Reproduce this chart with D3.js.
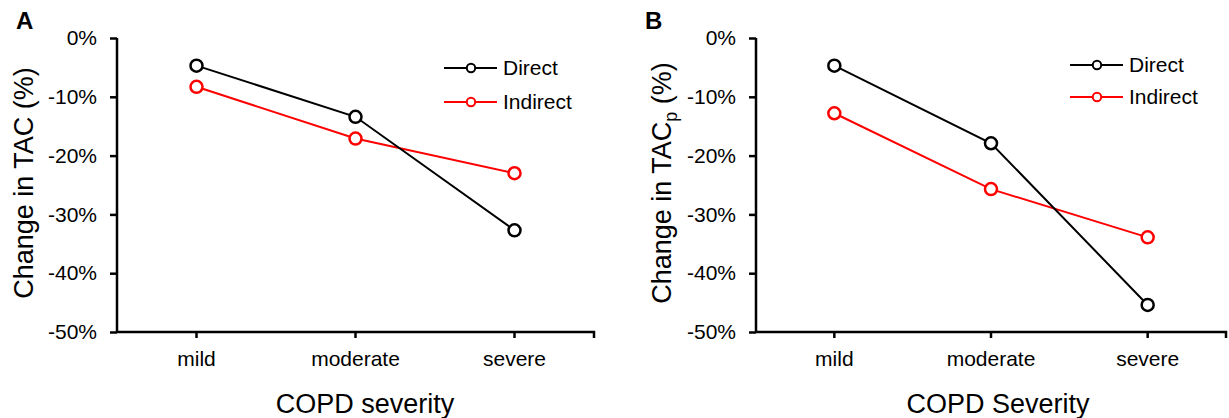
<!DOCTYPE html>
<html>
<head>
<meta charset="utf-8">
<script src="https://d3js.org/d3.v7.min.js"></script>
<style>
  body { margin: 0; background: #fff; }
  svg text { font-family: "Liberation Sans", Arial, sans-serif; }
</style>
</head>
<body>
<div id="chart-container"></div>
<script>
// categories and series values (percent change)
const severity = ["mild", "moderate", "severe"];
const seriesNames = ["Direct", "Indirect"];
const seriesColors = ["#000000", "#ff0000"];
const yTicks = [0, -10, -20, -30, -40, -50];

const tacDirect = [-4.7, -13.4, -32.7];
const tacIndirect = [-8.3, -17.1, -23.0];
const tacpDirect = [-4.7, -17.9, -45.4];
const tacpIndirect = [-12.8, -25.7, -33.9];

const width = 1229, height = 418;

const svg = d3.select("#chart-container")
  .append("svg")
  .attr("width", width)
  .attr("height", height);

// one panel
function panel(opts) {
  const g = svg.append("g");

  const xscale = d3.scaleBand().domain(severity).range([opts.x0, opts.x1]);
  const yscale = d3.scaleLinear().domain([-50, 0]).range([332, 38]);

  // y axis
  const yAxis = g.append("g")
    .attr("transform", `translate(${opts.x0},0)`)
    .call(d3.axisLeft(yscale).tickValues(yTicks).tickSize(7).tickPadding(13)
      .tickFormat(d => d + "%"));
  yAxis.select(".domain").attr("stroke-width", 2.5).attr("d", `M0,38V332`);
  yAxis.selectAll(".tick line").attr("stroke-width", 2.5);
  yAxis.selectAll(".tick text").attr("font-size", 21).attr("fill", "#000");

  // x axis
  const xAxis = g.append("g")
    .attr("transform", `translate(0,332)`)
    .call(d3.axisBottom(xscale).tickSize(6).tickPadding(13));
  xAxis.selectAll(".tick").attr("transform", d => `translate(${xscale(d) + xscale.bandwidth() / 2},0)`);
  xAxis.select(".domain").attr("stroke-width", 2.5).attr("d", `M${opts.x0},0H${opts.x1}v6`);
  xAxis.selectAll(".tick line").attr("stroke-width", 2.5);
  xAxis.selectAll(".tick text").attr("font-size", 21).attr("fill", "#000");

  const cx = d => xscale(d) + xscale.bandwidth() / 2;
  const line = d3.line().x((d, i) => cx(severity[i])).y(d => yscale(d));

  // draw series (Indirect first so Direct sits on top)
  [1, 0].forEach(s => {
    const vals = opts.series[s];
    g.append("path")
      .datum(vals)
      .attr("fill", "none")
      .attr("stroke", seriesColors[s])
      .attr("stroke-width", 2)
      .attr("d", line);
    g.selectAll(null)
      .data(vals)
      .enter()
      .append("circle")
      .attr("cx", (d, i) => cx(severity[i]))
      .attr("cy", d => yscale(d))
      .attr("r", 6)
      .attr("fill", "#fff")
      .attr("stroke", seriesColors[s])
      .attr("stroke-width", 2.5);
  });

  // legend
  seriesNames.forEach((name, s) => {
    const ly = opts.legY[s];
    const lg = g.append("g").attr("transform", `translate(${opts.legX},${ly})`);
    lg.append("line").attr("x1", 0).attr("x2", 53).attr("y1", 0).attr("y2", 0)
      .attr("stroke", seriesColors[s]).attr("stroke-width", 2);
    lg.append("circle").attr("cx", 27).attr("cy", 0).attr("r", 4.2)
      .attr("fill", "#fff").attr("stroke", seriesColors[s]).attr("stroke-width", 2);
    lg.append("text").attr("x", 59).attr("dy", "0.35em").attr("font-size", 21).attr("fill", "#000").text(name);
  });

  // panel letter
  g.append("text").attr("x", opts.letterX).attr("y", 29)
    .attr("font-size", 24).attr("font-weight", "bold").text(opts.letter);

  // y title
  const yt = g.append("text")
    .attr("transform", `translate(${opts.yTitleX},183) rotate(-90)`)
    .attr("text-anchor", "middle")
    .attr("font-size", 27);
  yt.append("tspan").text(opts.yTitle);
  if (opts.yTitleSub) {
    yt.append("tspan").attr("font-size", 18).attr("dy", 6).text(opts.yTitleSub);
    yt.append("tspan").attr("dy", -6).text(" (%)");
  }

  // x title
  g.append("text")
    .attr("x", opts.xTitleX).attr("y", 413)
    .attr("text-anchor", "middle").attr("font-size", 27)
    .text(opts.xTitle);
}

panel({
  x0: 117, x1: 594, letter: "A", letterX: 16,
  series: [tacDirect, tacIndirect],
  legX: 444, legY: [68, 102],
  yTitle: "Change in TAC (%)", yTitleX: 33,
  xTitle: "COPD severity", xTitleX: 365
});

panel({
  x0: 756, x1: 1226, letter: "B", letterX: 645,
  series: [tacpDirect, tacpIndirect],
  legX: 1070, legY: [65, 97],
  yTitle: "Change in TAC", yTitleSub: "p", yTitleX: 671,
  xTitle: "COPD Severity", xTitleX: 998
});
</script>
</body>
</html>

(GIVEN INSTRUCTION)
Pictures are to be left out; repeat all the remaining data exactly.

(RESPONSE TO THE TASK)
Reproduce this chart with D3.js.
<!DOCTYPE html>
<html>
<head>
<meta charset="utf-8">
<script src="https://d3js.org/d3.v7.min.js"></script>
<style>
  body { margin: 0; background: #fff; }
  svg text { font-family: "Liberation Sans", Arial, sans-serif; }
</style>
</head>
<body>
<div id="chart-container"></div>
<script>
// categories and series values (percent change)
const severity = ["mild", "moderate", "severe"];
const seriesNames = ["Direct", "Indirect"];
const seriesColors = ["#000000", "#ff0000"];
const yTicks = [0, -10, -20, -30, -40, -50];

const tacDirect = [-4.7, -13.4, -32.7];
const tacIndirect = [-8.3, -17.1, -23.0];
const tacpDirect = [-4.7, -17.9, -45.4];
const tacpIndirect = [-12.8, -25.7, -33.9];

const width = 1229, height = 418;

const svg = d3.select("#chart-container")
  .append("svg")
  .attr("width", width)
  .attr("height", height);

// one panel
function panel(opts) {
  const g = svg.append("g");

  const xscale = d3.scaleBand().domain(severity).range([opts.x0, opts.x1]);
  const yscale = d3.scaleLinear().domain([-50, 0]).range([332, 38]);

  // y axis
  const yAxis = g.append("g")
    .attr("transform", `translate(${opts.x0},0)`)
    .call(d3.axisLeft(yscale).tickValues(yTicks).tickSize(7).tickPadding(13)
      .tickFormat(d => d + "%"));
  yAxis.select(".domain").attr("stroke-width", 2.5).attr("d", `M0,38V332`);
  yAxis.selectAll(".tick line").attr("stroke-width", 2.5);
  yAxis.selectAll(".tick text").attr("font-size", 21).attr("fill", "#000");

  // x axis
  const xAxis = g.append("g")
    .attr("transform", `translate(0,332)`)
    .call(d3.axisBottom(xscale).tickSize(6).tickPadding(13));
  xAxis.selectAll(".tick").attr("transform", d => `translate(${xscale(d) + xscale.bandwidth() / 2},0)`);
  xAxis.select(".domain").attr("stroke-width", 2.5).attr("d", `M${opts.x0},0H${opts.x1}v6`);
  xAxis.selectAll(".tick line").attr("stroke-width", 2.5);
  xAxis.selectAll(".tick text").attr("font-size", 21).attr("fill", "#000");

  const cx = d => xscale(d) + xscale.bandwidth() / 2;
  const line = d3.line().x((d, i) => cx(severity[i])).y(d => yscale(d));

  // draw series (Indirect first so Direct sits on top)
  [1, 0].forEach(s => {
    const vals = opts.series[s];
    g.append("path")
      .datum(vals)
      .attr("fill", "none")
      .attr("stroke", seriesColors[s])
      .attr("stroke-width", 2)
      .attr("d", line);
    g.selectAll(null)
      .data(vals)
      .enter()
      .append("circle")
      .attr("cx", (d, i) => cx(severity[i]))
      .attr("cy", d => yscale(d))
      .attr("r", 6)
      .attr("fill", "#fff")
      .attr("stroke", seriesColors[s])
      .attr("stroke-width", 2.5);
  });

  // legend
  seriesNames.forEach((name, s) => {
    const ly = opts.legY[s];
    const lg = g.append("g").attr("transform", `translate(${opts.legX},${ly})`);
    lg.append("line").attr("x1", 0).attr("x2", 53).attr("y1", 0).attr("y2", 0)
      .attr("stroke", seriesColors[s]).attr("stroke-width", 2);
    lg.append("circle").attr("cx", 27).attr("cy", 0).attr("r", 4.2)
      .attr("fill", "#fff").attr("stroke", seriesColors[s]).attr("stroke-width", 2);
    lg.append("text").attr("x", 59).attr("dy", "0.35em").attr("font-size", 21).attr("fill", "#000").text(name);
  });

  // panel letter
  g.append("text").attr("x", opts.letterX).attr("y", 29)
    .attr("font-size", 24).attr("font-weight", "bold").text(opts.letter);

  // y title
  const yt = g.append("text")
    .attr("transform", `translate(${opts.yTitleX},183) rotate(-90)`)
    .attr("text-anchor", "middle")
    .attr("font-size", 27);
  yt.append("tspan").text(opts.yTitle);
  if (opts.yTitleSub) {
    yt.append("tspan").attr("font-size", 18).attr("dy", 6).text(opts.yTitleSub);
    yt.append("tspan").attr("dy", -6).text(" (%)");
  }

  // x title
  g.append("text")
    .attr("x", opts.xTitleX).attr("y", 413)
    .attr("text-anchor", "middle").attr("font-size", 27)
    .text(opts.xTitle);
}

panel({
  x0: 117, x1: 594, letter: "A", letterX: 16,
  series: [tacDirect, tacIndirect],
  legX: 444, legY: [68, 102],
  yTitle: "Change in TAC (%)", yTitleX: 33,
  xTitle: "COPD severity", xTitleX: 365
});

panel({
  x0: 756, x1: 1226, letter: "B", letterX: 645,
  series: [tacpDirect, tacpIndirect],
  legX: 1070, legY: [65, 97],
  yTitle: "Change in TAC", yTitleSub: "p", yTitleX: 671,
  xTitle: "COPD Severity", xTitleX: 998
});
</script>
</body>
</html>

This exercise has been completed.